=== TASK BRIEF ===
Return the material word for word. Do not include the pictures.

=== GIVEN DATA ===
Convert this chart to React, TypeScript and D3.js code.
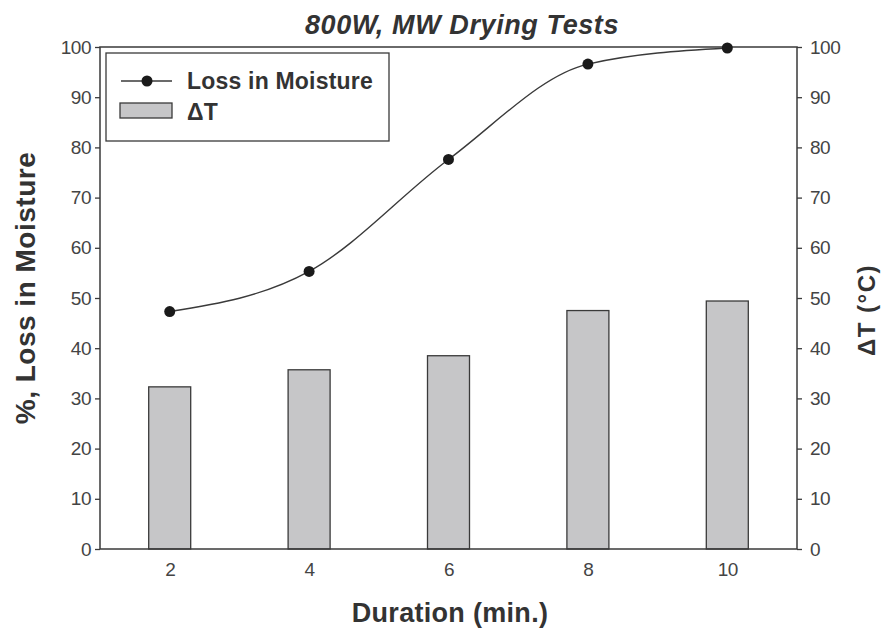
import React from "react";
import * as d3 from "d3";

const durations = [2, 4, 6, 8, 10];
const moistureLoss = [47.3, 55.3, 77.6, 96.6, 99.8];
const deltaT = [32.3, 35.7, 38.5, 47.5, 49.4];
const yTicks = [0, 10, 20, 30, 40, 50, 60, 70, 80, 90, 100];

const W = 882,
  H = 630;
const margin = { left: 100, right: 85, top: 47, bottom: 81 };

const App = () => {
  const ref = React.useRef<SVGSVGElement>(null);

  React.useEffect(() => {
    const svg = d3.select(ref.current);
    svg.selectAll("*").remove();

    const x = d3.scaleLinear().domain([1, 11]).range([margin.left, W - margin.right]);
    const yL = d3.scaleLinear().domain([0, 100]).range([H - margin.bottom, margin.top]);
    const yR = d3.scaleLinear().domain([0, 100]).range([H - margin.bottom, margin.top]);
    const barW = 42;
    const ink = "#3a3a3a";
    const font = "Liberation Sans, Arial, sans-serif";

    svg.append("rect").attr("width", W).attr("height", H).attr("fill", "#fff");

    // bars (delta T)
    svg
      .append("g")
      .selectAll("rect")
      .data(durations)
      .join("rect")
      .attr("x", (d) => x(d) - barW / 2)
      .attr("y", (d, i) => yR(deltaT[i]))
      .attr("width", barW)
      .attr("height", (d, i) => yR(0) - yR(deltaT[i]))
      .attr("fill", "#c6c6c8")
      .attr("stroke", ink)
      .attr("stroke-width", 1.3);

    // frame
    svg
      .append("rect")
      .attr("x", margin.left)
      .attr("y", margin.top)
      .attr("width", W - margin.left - margin.right)
      .attr("height", H - margin.top - margin.bottom)
      .attr("fill", "none")
      .attr("stroke", ink)
      .attr("stroke-width", 1.5);

    // moisture curve
    const line = d3
      .line<number>()
      .x((d) => x(d))
      .y((d, i) => yL(moistureLoss[i]))
      .curve(d3.curveMonotoneX);
    svg
      .append("path")
      .attr("d", line(durations))
      .attr("fill", "none")
      .attr("stroke", ink)
      .attr("stroke-width", 1.4);
    svg
      .append("g")
      .selectAll("circle")
      .data(durations)
      .join("circle")
      .attr("cx", (d) => x(d))
      .attr("cy", (d, i) => yL(moistureLoss[i]))
      .attr("r", 5.5)
      .attr("fill", "#1a1a1a");

    // axes
    const styleAxis = (g) => {
      g.select(".domain").remove();
      g.selectAll("line").attr("stroke", ink).attr("stroke-width", 1.3);
      g.selectAll("text")
        .attr("fill", "#444")
        .style("font-family", font)
        .style("font-size", "19px")
        .style("letter-spacing", "-0.5px");
    };
    svg
      .append("g")
      .attr("transform", `translate(${margin.left},0)`)
      .call(d3.axisLeft(yL).tickValues(yTicks).tickSize(5).tickPadding(4))
      .call(styleAxis);
    svg
      .append("g")
      .attr("transform", `translate(${W - margin.right},0)`)
      .call(d3.axisRight(yR).tickValues(yTicks).tickSize(5).tickPadding(8))
      .call(styleAxis);
    svg
      .append("g")
      .attr("transform", `translate(0,${H - margin.bottom})`)
      .call(d3.axisBottom(x).tickValues(durations).tickSize(0).tickPadding(14))
      .call(styleAxis);

    // titles
    svg
      .append("text")
      .attr("x", 462)
      .attr("y", 34)
      .attr("text-anchor", "middle")
      .attr("fill", "#333")
      .style("font-family", font)
      .style("font-size", "27px")
      .style("font-weight", "bold")
      .style("font-style", "italic")
      .style("letter-spacing", "0.6px")
      .text("800W, MW Drying Tests");
    svg
      .append("text")
      .attr("x", 450)
      .attr("y", 622)
      .attr("text-anchor", "middle")
      .attr("fill", "#333")
      .style("font-family", font)
      .style("font-size", "27px")
      .style("font-weight", "bold")
      .style("letter-spacing", "0.3px")
      .text("Duration (min.)");
    svg
      .append("text")
      .attr("transform", `translate(35,288) rotate(-90)`)
      .attr("text-anchor", "middle")
      .attr("fill", "#333")
      .style("font-family", font)
      .style("font-size", "28px")
      .style("font-weight", "bold")
      .style("letter-spacing", "0.5px")
      .text("%, Loss in Moisture");
    svg
      .append("text")
      .attr("transform", `translate(875,310) rotate(-90)`)
      .attr("text-anchor", "middle")
      .attr("fill", "#333")
      .style("font-family", font)
      .style("font-size", "24px")
      .style("font-weight", "bold")
      .style("letter-spacing", "1.5px")
      .text("ΔT (°C)");

    // legend
    const lg = svg.append("g");
    lg.append("rect")
      .attr("x", 106)
      .attr("y", 53)
      .attr("width", 283)
      .attr("height", 88)
      .attr("fill", "#fff")
      .attr("stroke", ink)
      .attr("stroke-width", 1.3);
    lg.append("line")
      .attr("x1", 121)
      .attr("x2", 172)
      .attr("y1", 81)
      .attr("y2", 81)
      .attr("stroke", ink)
      .attr("stroke-width", 1.4);
    lg.append("circle").attr("cx", 147).attr("cy", 81).attr("r", 5.5).attr("fill", "#1a1a1a");
    lg.append("rect")
      .attr("x", 120)
      .attr("y", 103)
      .attr("width", 52)
      .attr("height", 15)
      .attr("fill", "#c6c6c8")
      .attr("stroke", ink)
      .attr("stroke-width", 1.3);
    lg.selectAll("text.lbl")
      .data(["Loss in Moisture", "ΔT"])
      .join("text")
      .attr("class", "lbl")
      .attr("x", 187)
      .attr("y", (d, i) => 89 + i * 31)
      .attr("fill", "#333")
      .style("font-family", font)
      .style("font-size", "23px")
      .style("font-weight", "bold")
      .style("letter-spacing", "0.2px")
      .text((d) => d);
  }, []);

  return (
    <svg ref={ref} width={W} height={H} style={{ display: "block", position: "absolute", left: 0, top: 0 }} />
  );
};

export default App;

=== FINAL RESULT ===
Convert this chart to React, TypeScript and D3.js code.
import React from "react";
import * as d3 from "d3";

const durations = [2, 4, 6, 8, 10];
const moistureLoss = [47.3, 55.3, 77.6, 96.6, 99.8];
const deltaT = [32.3, 35.7, 38.5, 47.5, 49.4];
const yTicks = [0, 10, 20, 30, 40, 50, 60, 70, 80, 90, 100];

const W = 882,
  H = 630;
const margin = { left: 100, right: 85, top: 47, bottom: 81 };

const App = () => {
  const ref = React.useRef<SVGSVGElement>(null);

  React.useEffect(() => {
    const svg = d3.select(ref.current);
    svg.selectAll("*").remove();

    const x = d3.scaleLinear().domain([1, 11]).range([margin.left, W - margin.right]);
    const yL = d3.scaleLinear().domain([0, 100]).range([H - margin.bottom, margin.top]);
    const yR = d3.scaleLinear().domain([0, 100]).range([H - margin.bottom, margin.top]);
    const barW = 42;
    const ink = "#3a3a3a";
    const font = "Liberation Sans, Arial, sans-serif";

    svg.append("rect").attr("width", W).attr("height", H).attr("fill", "#fff");

    // bars (delta T)
    svg
      .append("g")
      .selectAll("rect")
      .data(durations)
      .join("rect")
      .attr("x", (d) => x(d) - barW / 2)
      .attr("y", (d, i) => yR(deltaT[i]))
      .attr("width", barW)
      .attr("height", (d, i) => yR(0) - yR(deltaT[i]))
      .attr("fill", "#c6c6c8")
      .attr("stroke", ink)
      .attr("stroke-width", 1.3);

    // frame
    svg
      .append("rect")
      .attr("x", margin.left)
      .attr("y", margin.top)
      .attr("width", W - margin.left - margin.right)
      .attr("height", H - margin.top - margin.bottom)
      .attr("fill", "none")
      .attr("stroke", ink)
      .attr("stroke-width", 1.5);

    // moisture curve
    const line = d3
      .line<number>()
      .x((d) => x(d))
      .y((d, i) => yL(moistureLoss[i]))
      .curve(d3.curveMonotoneX);
    svg
      .append("path")
      .attr("d", line(durations))
      .attr("fill", "none")
      .attr("stroke", ink)
      .attr("stroke-width", 1.4);
    svg
      .append("g")
      .selectAll("circle")
      .data(durations)
      .join("circle")
      .attr("cx", (d) => x(d))
      .attr("cy", (d, i) => yL(moistureLoss[i]))
      .attr("r", 5.5)
      .attr("fill", "#1a1a1a");

    // axes
    const styleAxis = (g) => {
      g.select(".domain").remove();
      g.selectAll("line").attr("stroke", ink).attr("stroke-width", 1.3);
      g.selectAll("text")
        .attr("fill", "#444")
        .style("font-family", font)
        .style("font-size", "19px")
        .style("letter-spacing", "-0.5px");
    };
    svg
      .append("g")
      .attr("transform", `translate(${margin.left},0)`)
      .call(d3.axisLeft(yL).tickValues(yTicks).tickSize(5).tickPadding(4))
      .call(styleAxis);
    svg
      .append("g")
      .attr("transform", `translate(${W - margin.right},0)`)
      .call(d3.axisRight(yR).tickValues(yTicks).tickSize(5).tickPadding(8))
      .call(styleAxis);
    svg
      .append("g")
      .attr("transform", `translate(0,${H - margin.bottom})`)
      .call(d3.axisBottom(x).tickValues(durations).tickSize(0).tickPadding(14))
      .call(styleAxis);

    // titles
    svg
      .append("text")
      .attr("x", 462)
      .attr("y", 34)
      .attr("text-anchor", "middle")
      .attr("fill", "#333")
      .style("font-family", font)
      .style("font-size", "27px")
      .style("font-weight", "bold")
      .style("font-style", "italic")
      .style("letter-spacing", "0.6px")
      .text("800W, MW Drying Tests");
    svg
      .append("text")
      .attr("x", 450)
      .attr("y", 622)
      .attr("text-anchor", "middle")
      .attr("fill", "#333")
      .style("font-family", font)
      .style("font-size", "27px")
      .style("font-weight", "bold")
      .style("letter-spacing", "0.3px")
      .text("Duration (min.)");
    svg
      .append("text")
      .attr("transform", `translate(35,288) rotate(-90)`)
      .attr("text-anchor", "middle")
      .attr("fill", "#333")
      .style("font-family", font)
      .style("font-size", "28px")
      .style("font-weight", "bold")
      .style("letter-spacing", "0.5px")
      .text("%, Loss in Moisture");
    svg
      .append("text")
      .attr("transform", `translate(875,310) rotate(-90)`)
      .attr("text-anchor", "middle")
      .attr("fill", "#333")
      .style("font-family", font)
      .style("font-size", "24px")
      .style("font-weight", "bold")
      .style("letter-spacing", "1.5px")
      .text("ΔT (°C)");

    // legend
    const lg = svg.append("g");
    lg.append("rect")
      .attr("x", 106)
      .attr("y", 53)
      .attr("width", 283)
      .attr("height", 88)
      .attr("fill", "#fff")
      .attr("stroke", ink)
      .attr("stroke-width", 1.3);
    lg.append("line")
      .attr("x1", 121)
      .attr("x2", 172)
      .attr("y1", 81)
      .attr("y2", 81)
      .attr("stroke", ink)
      .attr("stroke-width", 1.4);
    lg.append("circle").attr("cx", 147).attr("cy", 81).attr("r", 5.5).attr("fill", "#1a1a1a");
    lg.append("rect")
      .attr("x", 120)
      .attr("y", 103)
      .attr("width", 52)
      .attr("height", 15)
      .attr("fill", "#c6c6c8")
      .attr("stroke", ink)
      .attr("stroke-width", 1.3);
    lg.selectAll("text.lbl")
      .data(["Loss in Moisture", "ΔT"])
      .join("text")
      .attr("class", "lbl")
      .attr("x", 187)
      .attr("y", (d, i) => 89 + i * 31)
      .attr("fill", "#333")
      .style("font-family", font)
      .style("font-size", "23px")
      .style("font-weight", "bold")
      .style("letter-spacing", "0.2px")
      .text((d) => d);
  }, []);

  return (
    <svg ref={ref} width={W} height={H} style={{ display: "block", position: "absolute", left: 0, top: 0 }} />
  );
};

export default App;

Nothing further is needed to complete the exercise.